From 'Down to the dressing station' to the end of the play.
Throughout this extract, Raleigh is close to death and from this, we see the effect of friendship between Stanhope and Raleigh becoming strengthened.
Stanhope starts off by telling Raleigh he's got a 'blighty one' meaning he is able to go home from his injuries. The fact 'he smiles' as he says this presents him protecting Raleigh's innocence as he knows he is going to die from his wounds. However, wanting to save his innocence by giving him the image of home as he dies. This is also one of the first times throughout the whole play where Stanhope refers to him as 'Jimmy', again this may be in the sense to give him a feeling of home or maybe to recommence his behavior towards Raleigh so he can die in peace and friendship of Stanhope.
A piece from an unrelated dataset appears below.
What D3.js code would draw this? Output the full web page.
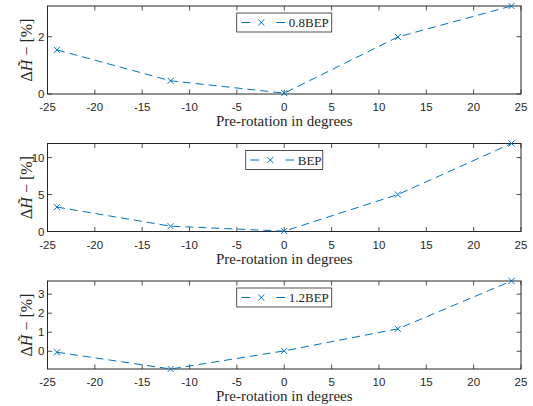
<!DOCTYPE html>
<html>
<head>
<meta charset="utf-8">
<script src="https://cdn.jsdelivr.net/npm/d3@7"></script>
<style>
  body { margin: 0; background: #fff; }
  svg { display: block; }
  .tick-label { font-family: "Liberation Sans", Arial, sans-serif; font-size: 11.5px; fill: #262626; }
  .serif { font-family: "Liberation Serif", "DejaVu Serif", serif; fill: #262626; }
</style>
</head>
<body>
<div id="chart"></div>
<script>
// Data
const rotation = [-24, -12, 0, 12, 24];
const head08 = [1.54, 0.46, 0.03, 1.99, 3.07];
const headBEP = [3.3, 0.72, 0.05, 5.0, 11.9];
const head12 = [-0.05, -0.93, 0.02, 1.18, 3.69];
const seriesLabels = ['0.8BEP', 'BEP', '1.2BEP'];
const xTicks = [-25, -20, -15, -10, -5, 0, 5, 10, 15, 20, 25];
const yTicks08 = [0, 2];
const yTicksBEP = [0, 5, 10];
const yTicks12 = [0, 1, 2, 3];

const width = 533, height = 406;
const color = '#0072BD';
const axisColor = '#262626';

const svg = d3.select('#chart').append('svg')
    .attr('width', width)
    .attr('height', height);

const panels = [
    { values: head08, ticks: yTicks08, label: seriesLabels[0], top: 6, legendW: 95 },
    { values: headBEP, ticks: yTicksBEP, label: seriesLabels[1], top: 143.5, legendW: 77 },
    { values: head12, ticks: yTicks12, label: seriesLabels[2], top: 281, legendW: 95 }
];

const left = 47.5, right = 521, plotH = 88;

const x = d3.scaleLinear().domain([-25, 25]).range([left, right]);

function cross(sel, cx, cy, s) {
    sel.append('path')
        .attr('d', `M${cx - s},${cy - s}L${cx + s},${cy + s}M${cx - s},${cy + s}L${cx + s},${cy - s}`)
        .attr('stroke', color).attr('stroke-width', 1);
}

panels.forEach((p, i) => {
    const top = p.top, bottom = top + plotH;
    const lo = Math.min(0, d3.min(p.values));
    const y = d3.scaleLinear().domain([lo, d3.max(p.values)]).range([bottom, top]);
    const g = svg.append('g');

    // box
    g.append('rect')
        .attr('x', left).attr('y', top)
        .attr('width', right - left).attr('height', plotH)
        .attr('fill', 'none').attr('stroke', axisColor).attr('stroke-width', 1);

    // x ticks (bottom + top, inward)
    xTicks.forEach(t => {
        g.append('line')
            .attr('x1', x(t)).attr('x2', x(t))
            .attr('y1', bottom).attr('y2', bottom - 4.5)
            .attr('stroke', axisColor).attr('stroke-width', 0.8);
        g.append('line')
            .attr('x1', x(t)).attr('x2', x(t))
            .attr('y1', top).attr('y2', top + 4.5)
            .attr('stroke', axisColor).attr('stroke-width', 0.8);
        g.append('text')
            .attr('class', 'tick-label')
            .attr('x', x(t)).attr('y', bottom + 17)
            .attr('text-anchor', 'middle')
            .text(t);
    });

    // y ticks (left + right, inward)
    p.ticks.forEach(t => {
        g.append('line')
            .attr('x1', left).attr('x2', left + 4.5)
            .attr('y1', y(t)).attr('y2', y(t))
            .attr('stroke', axisColor).attr('stroke-width', 0.8);
        g.append('line')
            .attr('x1', right).attr('x2', right - 4.5)
            .attr('y1', y(t)).attr('y2', y(t))
            .attr('stroke', axisColor).attr('stroke-width', 0.8);
        g.append('text')
            .attr('class', 'tick-label')
            .attr('x', left - 3).attr('y', y(t) + 4)
            .attr('text-anchor', 'end')
            .text(t);
    });

    // x label
    g.append('text')
        .attr('class', 'serif')
        .attr('x', (left + right) / 2).attr('y', bottom + 32)
        .attr('text-anchor', 'middle')
        .style('font-size', '15px')
        .text('Pre-rotation in degrees');

    // y label
    const yl = g.append('text')
        .attr('class', 'serif')
        .attr('transform', `translate(32,${(top + bottom) / 2}) rotate(-90)`)
        .attr('text-anchor', 'middle')
        .style('font-size', '16px');
    yl.append('tspan').text('\u0394');
    yl.append('tspan').style('font-style', 'italic').text('H\u0303');
    yl.append('tspan').attr('dx', 4).text('\u2212');
    yl.append('tspan').attr('dx', 4).text('[%]');

    // line
    const pts = rotation.map((r, k) => [r, p.values[k]]);
    const line = d3.line()
        .x(d => x(d[0]))
        .y(d => y(d[1]));
    g.append('path')
        .datum(pts)
        .attr('d', line)
        .attr('fill', 'none')
        .attr('stroke', color)
        .attr('stroke-width', 1)
        .attr('stroke-dasharray', '8,5');

    // markers
    pts.forEach(d => cross(g, x(d[0]), y(d[1]), 3));

    // legend
    const cx = (left + right) / 2;
    const lx = cx - p.legendW / 2, ly = top + 7;
    const lg = g.append('g');
    lg.append('rect')
        .attr('x', lx).attr('y', ly)
        .attr('width', p.legendW).attr('height', 19)
        .attr('fill', '#fff').attr('stroke', axisColor).attr('stroke-width', 0.8);
    [[4.5, 13.5], [39.5, 48.5]].forEach(seg => {
        lg.append('line')
            .attr('x1', lx + seg[0]).attr('x2', lx + seg[1])
            .attr('y1', ly + 9.5).attr('y2', ly + 9.5)
            .attr('stroke', color).attr('stroke-width', 1);
    });
    cross(lg, lx + 24.5, ly + 9.5, 3);
    lg.append('text')
        .attr('class', 'serif')
        .attr('x', lx + 52).attr('y', ly + 14)
        .style('font-size', '13px')
        .text(p.label);
});
</script>
</body>
</html>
Stanhope takes on a fatherly figure role towards Raleigh throughout this extract by 'It's not your fault, Jimmy' and by acting 'cheerful' as he gives him water. He acts like a father by protecting him from containing any guilt and tries to remain happy to comfort him. From this, Raleigh in turn acts childish, seeming vulnerable. He asks 'can you stay' and asks for a light as 'it's so frightfully dark and cold', being like a child by being afraid of the dark. This is reinforced by stage directions calling him just a 'boy' which emphasises just how young he is and brings into account his naivety and innocence.
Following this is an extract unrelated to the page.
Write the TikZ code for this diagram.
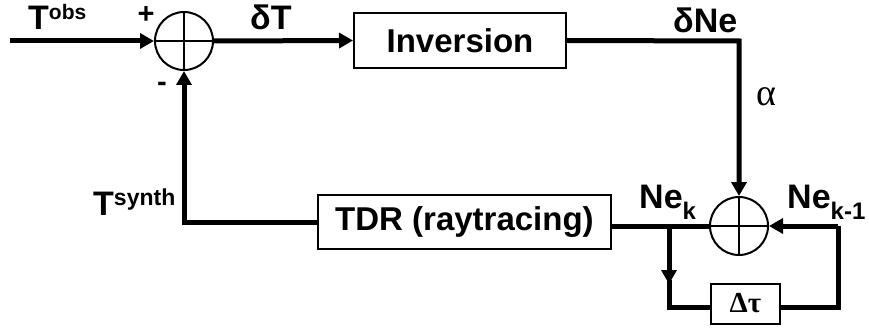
\documentclass[tikz,border=0pt]{standalone}
\usepackage{fontspec}
\setmainfont{Liberation Sans}
\newfontfamily\seriffont{Liberation Serif}
\usetikzlibrary{arrows.meta}
\tikzset{
  sumnode/.style={circle, draw, line width=2pt, minimum size=58pt, inner sep=0pt,
    path picture={\draw[line width=2pt] (path picture bounding box.north) -- (path picture bounding box.south)
      (path picture bounding box.west) -- (path picture bounding box.east);}},
  blockbox/.style={draw, line width=2pt, inner sep=0pt, font=\fontsize{33}{36}\selectfont\bfseries},
  wire/.style={line width=5pt},
  arr/.style={wire, -{Triangle[length=14pt,width=15pt]}},
  lbl/.style={inner sep=0pt, font=\fontsize{34}{38}\selectfont\bfseries},
  sign/.style={inner sep=0pt, font=\fontsize{29}{29}\selectfont\bfseries}
}
\newcommand{\supx}[2]{\raisebox{10pt}{\fontsize{#1}{#1}\selectfont #2}}
\newcommand{\subx}[1]{\raisebox{-11pt}{\fontsize{24}{24}\selectfont #1}}
\begin{document}
\begin{tikzpicture}[x=1pt,y=-1pt]
\useasboundingbox (0,0) rectangle (869,331);
% nodes
\node[sumnode] (s1) at (184,41) {};
\node[sumnode] (s2) at (739,226) {};
\node[blockbox, minimum width=212pt, minimum height=55pt] (inv) at (460,40.5) {Inversion};
\node[blockbox, minimum width=293pt, minimum height=54pt] (tdr) at (464.5,222) {TDR (raytracing)};
\node[blockbox, minimum width=69pt, minimum height=40pt, font=\fontsize{29}{30}\selectfont\seriffont\bfseries, text depth=3pt] (dt) at (745.5,304) {Δτ};
\coordinate (in) at (10,41);
\coordinate (c1) at (739,41);
\coordinate (j) at (669,226);
\coordinate (jd) at (669,307);
\coordinate (rc) at (838,226);
\coordinate (rd) at (838,307);
% labels
\node[lbl, anchor=base west] (tobs) at (28,30) {T\supx{21}{obs}};
\node[sign] (plus) at (146,15) {+};
\node[sign] (minus) at (162,87) {-};
\node[lbl, anchor=base west] (dT) at (250,30) {δT};
\node[lbl, anchor=base west] (dNe) at (673,33) {δNe};
\node[inner sep=0pt, font=\fontsize{38}{38}\selectfont\seriffont] (alpha) at (766,97) {α};
\node[lbl, anchor=base west] (nek) at (639,208) {Ne\subx{k}};
\node[lbl, anchor=base west] (nek1) at (787,208) {Ne\subx{k-1}};
\node[lbl, anchor=base west] (tsyn) at (93,215) {T\supx{23}{synth}};
% connectors
\draw[arr] (in) -- (s1.west);
\draw[arr] (s1.east) -- (inv.west);
\draw[arr] (inv.east) -- (c1) -- (s2.north);
\draw[wire] (s2.west) -- (s2.west -| tdr.east);
\draw[arr] (tdr.west) -- (s1 |- tdr.west) -- (s1.south);
\draw[arr] (rc) -- (s2.east);
\draw[wire] (rc) -- (rd) -- (rd -| dt.east);
\draw[arr] (j) -- (669,284);
\draw[wire] (669,280) -- (jd) -- (jd -| dt.west);
\end{tikzpicture}
\end{document}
The stage directions towards the end of the play portray the loss of innocence in Raleigh as he dies in the setting of war. This is shown through 'the faint rosy glow of dawn is deepening to an angry red'. The change in colour to an 'angry red' may be a representation of hell or it may be foreboding death and blood. This is reinforced later through 'red dawn glows through the jagged holes of the broken doorway'. The disappearance of the 'rosy glow' implies the romantacised scene of Stanhope's and Raleigh's friendship coming to an end. Also the appearance of Raleigh shows his innocence lost from his 'pale drawn face, and the dark shadows under his eyes'. The 'pale' portrays the horror of war taking toll on his youth and the 'dark shadows' presents him being accustomed to war and of his exposure to the reality. Raleigh is shown to 'lie in the shadows' meaning all his innocence has been lost and his youth and personality have died in the setting of war.
Lastly, the sound imagery depicts Raleigh dying to the sound of war. 'The thudding of the shells rises and falls like an angry sea'. The simile which compares the shells to the sea is used for the audience to make something unimaginable, such as the shells, imaginable by comparing it to something everyone has seen, to give a picture of the reality. Also, through 'very faintly there comes the dull rattle of machine guns'. 'Faintly' implies a sense of haunting and as the 'machine guns' are personified gives them the power to haunt Raleigh's soul.